Some of the aircraft have already been pushed to the limit of their lifespan by the wars in Iraq and Afghanistan.
Engineers cannot work fast enough to patch them up and keep them flying as work on the F-35 program continues, forcing the service to carry out work to extend its lifespan from its initial 6,000 hours to more than 10,000.
Some of the aircraft have already been pushed to the limit of their lifespan by the wars in Iraq and Afghanistan
It now appears that the deteriorating F/A-18 Hornet fleet will remain the bulk of the Navy’s strike fighter power into the next decade
Around forty Hornets were upgraded at Fleet Readiness Center Southwest in San Diego last fiscal year. Another fifty are scheduled to have work carried out on them this year.
Jeff Ferguson at the Jacksonville, Florida center said that cracks had been discovered in aircraft after 6,000 hours in the air as the weight of the thousands pounds of bombs on the wings put a huge strain on the aircraft.
‘They were originally designed for 6,000 hours, they tested them for 12[,000], so going past 10,000 is probably not something they’re going to do,’ Mike Furlano of the San Diego center added.
The center are working to replace the main barrel of the aircraft in a major program of upgrades to extend their life. Those revamped Hornets will stay in service as the Navy transitions to the F-35C Lightning II joint strike fighter in the next decade.

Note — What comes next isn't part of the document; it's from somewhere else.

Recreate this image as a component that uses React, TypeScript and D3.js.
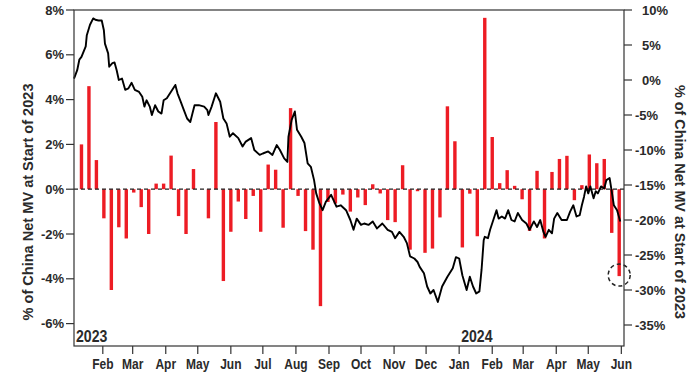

The Navy has relieved some of the pressure on the Hornets by buying a small fleet of the upgraded Super Hornet planes.
But the Marine Corps, who preferred to wait for the completion of the F-35 program, is being forced to make upgrades on the existing fleet.
Defense cuts and a skills drain are also impacting on the process making it slower and more difficult to get the parts and carry out the necessary repairs.
Around forty Hornets were upgraded at Fleet Readiness Center Southwest in San Diego last fiscal year. Another fifty are scheduled to have work carried out on them this year
The original plan had been to replace the old F/A-18s with newer versions which would in turn by replaced with the delayed F-35s
The Navy’s air boss, Vice Adm. Mike Shoemaker, told the Navy Times: ‘The (extended Legacy Hornets) are kind of — I don’t want to say gap-fillers — but they will be the biggest chunk of our carrier fleet through the middle to the end of the next decade.
‘So as we have used those legacy Hornets, we have had to extend their life to get through to when we can introduce JSF.’
The original plan had been to replace the old F/A-18s with newer versions which would in turn by replaced with the delayed F-35s.
Shoemaker said that the Navy’s orders of F-35s and Super Hornets have been held back by budget restrictions, forcing the Hornet overhauls to bridge the gap.
There are roughly 35 squadrons flying Hornets and Super Hornets.